In managing our inheritance, we must confer as equals. The hands reaching across the divide must meet at navel level; our interdependence is such that no hand can reach down in condescension, none can reach up in supplication. The hands that meet, whether calloused or polished nails, are not merely the hands of equals, but of co-dependents, co-conspirators, co-heirs.
We don’t have a choice. America only works because we can depend on each other. It isn’t ideology; it’s facts on the ground. Farmers need tractors, antibiotics, and markets. Urban dwellers need food. Calloused hands and polished nails need each other. The imperative is cooperation. We don’t have to agree on the social issues of the day to survive, but we do have to recognize that survival is shared.
Respect is seeing the value in another’s work, the dignity in every trade, the shared contribution to the common good. Feeding this country is an enormous and complex task. So is shaping and managing dense, diverse urban populations and industrial supply. When we take time to recognize one another’s challenges, gratitude replaces suspicion, and the distance between us begins to close.

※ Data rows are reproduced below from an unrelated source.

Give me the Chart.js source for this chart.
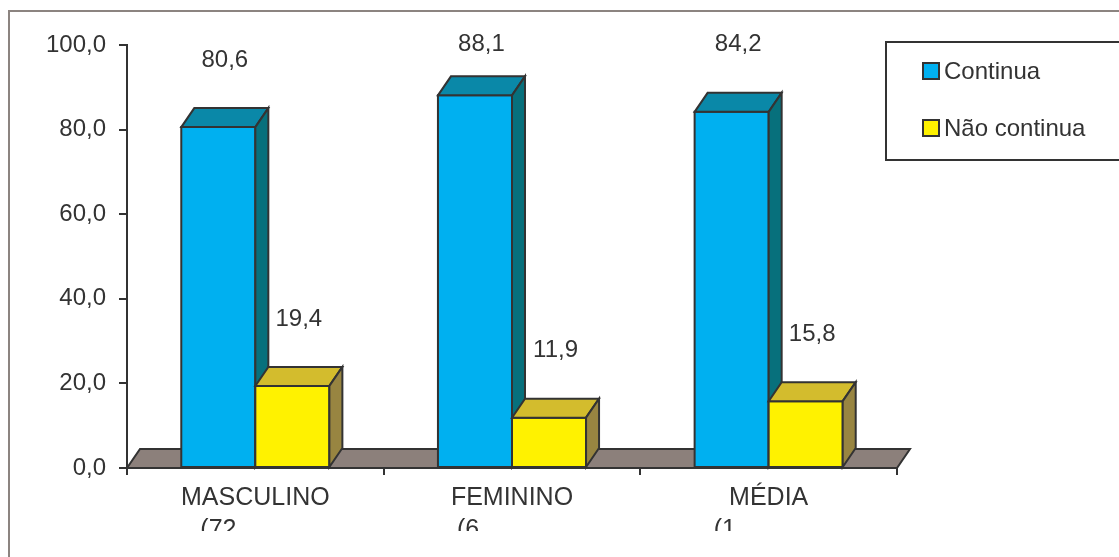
<!DOCTYPE html>
<html>
<head>
<meta charset="utf-8">
<script src="https://cdn.jsdelivr.net/npm/chart.js@4"></script>
<style>
html,body{margin:0;padding:0;background:#fff;}
canvas{display:block;}
</style>
</head>
<body>
<canvas id="c" width="1119" height="557"></canvas>
<script>
const categories = ['MASCULINO', 'FEMININO', 'MÉDIA'];
const subLabels = ['(72', '(6', '(1'];
const seriesNames = ['Continua', 'Não continua'];
const continua = [80.6, 88.1, 84.2];
const naoContinua = [19.4, 11.9, 15.8];
const yTickValues = [0, 20, 40, 60, 80, 100];

const FONT = "'Liberation Sans', Arial, sans-serif";
const INK = '#333333';
const DEPTH_X = 13, DEPTH_Y = -19;
const faces = [
  {front: '#00B0F0', top: '#0A88A8', side: '#07707C'},
  {front: '#FFF200', top: '#D3BC2D', side: '#988541'}
];
const fmt = v => v.toFixed(1).replace('.', ',');

function poly(ctx, pts, fill) {
  ctx.beginPath();
  ctx.moveTo(pts[0][0], pts[0][1]);
  for (let i = 1; i < pts.length; i++) ctx.lineTo(pts[i][0], pts[i][1]);
  ctx.closePath();
  ctx.fillStyle = fill;
  ctx.fill();
  ctx.lineWidth = 2;
  ctx.strokeStyle = INK;
  ctx.stroke();
}

const bar3d = {
  id: 'bar3d',
  beforeDraw(chart) {
    const ctx = chart.ctx;
    ctx.save();
    ctx.fillStyle = '#fff';
    ctx.fillRect(0, 0, chart.width, chart.height);
    ctx.strokeStyle = '#8C8480';
    ctx.lineWidth = 2;
    ctx.strokeRect(9, 11, chart.width + 20, chart.height + 20);
    ctx.restore();
  },
  beforeDatasetsDraw(chart) {
    const ctx = chart.ctx, a = chart.chartArea;
    const base = chart.scales.y.getPixelForValue(0);
    ctx.save();
    poly(ctx, [[a.left, base], [a.right, base], [a.right + DEPTH_X, base + DEPTH_Y], [a.left + DEPTH_X, base + DEPTH_Y]], '#8C807B');
    ctx.restore();
  },
  beforeDatasetDraw() { return false; },
  afterDatasetsDraw(chart) {
    const ctx = chart.ctx;
    ctx.save();
    ctx.lineJoin = 'miter';
    for (let i = 0; i < categories.length; i++) {
      chart.data.datasets.forEach((ds, d) => {
        const el = chart.getDatasetMeta(d).data[i];
        const xl = el.x - el.width / 2, xr = el.x + el.width / 2;
        const y = el.y, b = el.base;
        const f = faces[d];
        poly(ctx, [[xl, y], [xr, y], [xr, b], [xl, b]], f.front);
        poly(ctx, [[xl, y], [xr, y], [xr + DEPTH_X, y + DEPTH_Y], [xl + DEPTH_X, y + DEPTH_Y]], f.top);
        poly(ctx, [[xr, y], [xr + DEPTH_X, y + DEPTH_Y], [xr + DEPTH_X, b + DEPTH_Y], [xr, b]], f.side);
      });
    }
    // value labels
    ctx.font = '24px ' + FONT;
    ctx.fillStyle = INK;
    ctx.textAlign = 'center';
    ctx.textBaseline = 'middle';
    chart.data.datasets.forEach((ds, d) => {
      chart.getDatasetMeta(d).data.forEach((el, i) => {
        const ly = Math.max(el.y + DEPTH_Y - 48, chart.chartArea.top - 1);
        ctx.fillText(fmt(ds.data[i]), el.x + DEPTH_X / 2, ly);
      });
    });
    ctx.restore();
  },
  afterDraw(chart) {
    const ctx = chart.ctx, xs = chart.scales.x;
    ctx.save();
    // category labels
    ctx.font = '25px ' + FONT;
    ctx.fillStyle = INK;
    ctx.textBaseline = 'alphabetic';
    categories.forEach((c, i) => {
      const cx = xs.getPixelForValue(i);
      ctx.textAlign = 'center';
      ctx.fillText(c, cx, 505);
    });
    ctx.save();
    ctx.beginPath();
    ctx.rect(0, 0, chart.width, 531);
    ctx.clip();
    subLabels.forEach((s, i) => {
      const cx = xs.getPixelForValue(i);
      ctx.textAlign = 'left';
      ctx.fillText(s, cx - 55, 537);
    });
    ctx.restore();
    // legend
    ctx.font = '24px ' + FONT;
    ctx.lineWidth = 2;
    ctx.strokeStyle = INK;
    ctx.strokeRect(886, 42, 260, 118);
    ctx.textAlign = 'left';
    ctx.textBaseline = 'middle';
    seriesNames.forEach((n, k) => {
      const cy = 71 + k * 57;
      ctx.fillStyle = faces[k].front;
      ctx.fillRect(923, cy - 8, 16, 16);
      ctx.strokeRect(923, cy - 8, 16, 16);
      ctx.fillStyle = INK;
      ctx.fillText(n, 944, cy + 1);
    });
    ctx.restore();
  }
};

new Chart(document.getElementById('c'), {
  type: 'bar',
  data: {
    labels: categories,
    datasets: [
      {label: seriesNames[0], data: continua, backgroundColor: faces[0].front},
      {label: seriesNames[1], data: naoContinua, backgroundColor: faces[1].front}
    ]
  },
  options: {
    responsive: false,
    animation: false,
    devicePixelRatio: 1,
    categoryPercentage: 0.577,
    barPercentage: 1,
    layout: {padding: {top: 45, right: 222, left: 0, bottom: 0}},
    plugins: {legend: {display: false}, tooltip: {enabled: false}},
    scales: {
      x: {
        grid: {offset: true, drawOnChartArea: false, drawTicks: true, tickLength: 7, color: INK, lineWidth: 2},
        border: {display: true, color: INK, width: 2},
        ticks: {display: false},
        afterFit: s => { s.height = 89; }
      },
      y: {
        min: 0, max: 100,
        afterBuildTicks: s => { s.ticks = yTickValues.map(v => ({value: v})); },
        ticks: {
          callback: v => fmt(v),
          font: {family: FONT, size: 24},
          color: INK,
          padding: 13
        },
        grid: {drawOnChartArea: false, tickLength: 8, color: INK, lineWidth: 2},
        border: {display: true, color: INK, width: 2},
        afterFit: s => { s.width = 127; }
      }
    }
  },
  plugins: [bar3d]
});
</script>
</body>
</html>
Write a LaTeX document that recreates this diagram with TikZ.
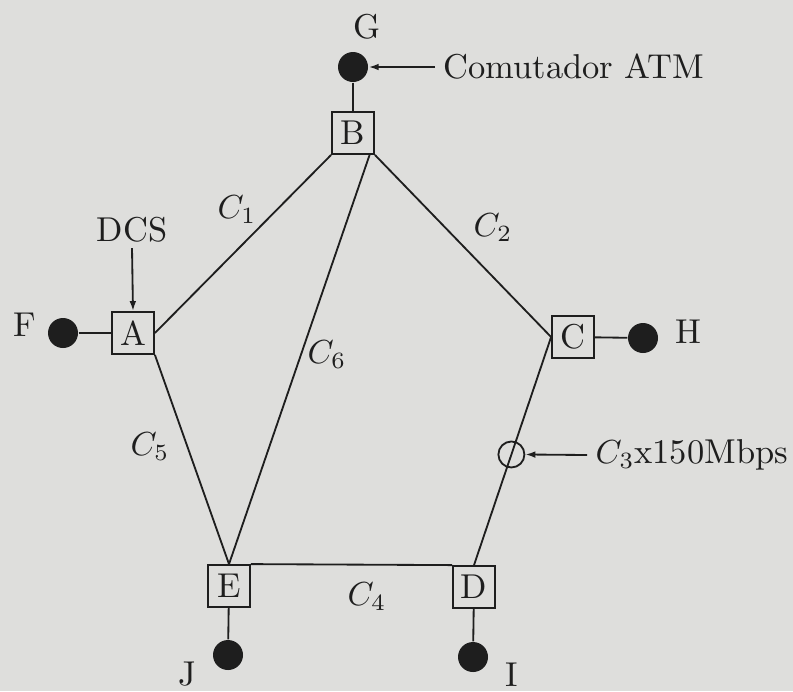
\documentclass[tikz,border=0pt]{standalone}
\usetikzlibrary{arrows.meta}
\definecolor{paper}{RGB}{222,222,220}
\definecolor{ink}{RGB}{30,30,30}
\begin{document}
\begin{tikzpicture}[x=0.3pt,y=-0.3pt,
  every node/.style={text=ink,font=\fontsize{10.35}{12.4}\selectfont},
  boxnode/.style={draw=ink,line width=0.55pt,minimum size=12.6pt,inner sep=0pt},
  hostnode/.style={circle,fill=ink,minimum size=9pt,inner sep=0pt},
  ringnode/.style={circle,draw=ink,line width=0.55pt,minimum size=7.8pt,inner sep=0pt},
  link/.style={draw=ink,line width=0.55pt},
  pointer/.style={draw=ink,line width=0.55pt,-{Latex[length=3pt,width=2pt]}},
  lbl/.style={inner sep=0pt}]
\fill[paper] (0,0) rectangle (793,691);
\useasboundingbox (0,0) rectangle (793,691);
% boxes
\node[boxnode] (B) at (353,133) {B};
\node[boxnode] (A) at (133,333) {A};
\node[boxnode] (C) at (573,337) {C};
\node[boxnode] (E) at (229,586) {E};
\node[boxnode] (D) at (474,587) {D};
% hosts
\node[hostnode] (G) at (353,67) {};
\node[hostnode] (F) at (63,333) {};
\node[hostnode] (H) at (643,338) {};
\node[hostnode] (J) at (228,655) {};
\node[hostnode] (I) at (473,657) {};
% host labels
\node[lbl] (Gl) at (367,27) {G};
\node[lbl] (Fl) at (25,325) {F};
\node[lbl] (Hl) at (688,332) {H};
\node[lbl] (Jl) at (187,674) {J};
\node[lbl] (Il) at (512,675) {I};
% links
\draw[link] (G) -- (B);
\draw[link] (F) -- (A);
\draw[link] (C) -- (H);
\draw[link] (E) -- (J);
\draw[link] (D) -- (I);
\draw[link] (A.east) -- (B.south west);
\draw[link] ([xshift=-1.6pt]B.south east) -- (E.north);
\draw[link] (B.south east) -- (C.west);
\draw[link] (A.south east) -- (E.north);
\draw[link] (E.north east) -- (D.north west);
\draw[link] (C.west) -- node[ringnode,pos=0.515] (K) {} (D.north);
% link labels
\node[lbl] (c1) at (237,210) {$C_1$};
\node[lbl] (c2) at (493,228) {$C_2$};
\node[lbl] (c6) at (327,355) {$C_6$};
\node[lbl] (c5) at (150,447) {$C_5$};
\node[lbl] (c4) at (367,597) {$C_4$};
% annotations
\node[lbl,anchor=west] (atm) at (443,67) {Comutador ATM};
\draw[pointer] ([xshift=-2.4pt]atm.west) -- (G.east);
\node[lbl] (dcs) at (132,230) {DCS};
\draw[pointer] ([yshift=-1.5pt]dcs.south) -- (A.north);
\node[lbl,anchor=west] (cap) at (595,455) {$C_3$x150Mbps};
\draw[pointer] ([xshift=-2.4pt]cap.west) -- (K.east);
\end{tikzpicture}
\end{document}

The culture wars flatter us with false choices—blue or red, urban or rural, educated or working, north or south, religion A or religion B. That flattery, those choices, are a distraction. The real work before us is keeping our inheritance: our rich farmland, our infrastructure, our technologies, our shared values—and maybe, just maybe, rediscovering the trust and respect that built them to begin with. That work won’t be accomplished by ideology. It will be accomplished by us.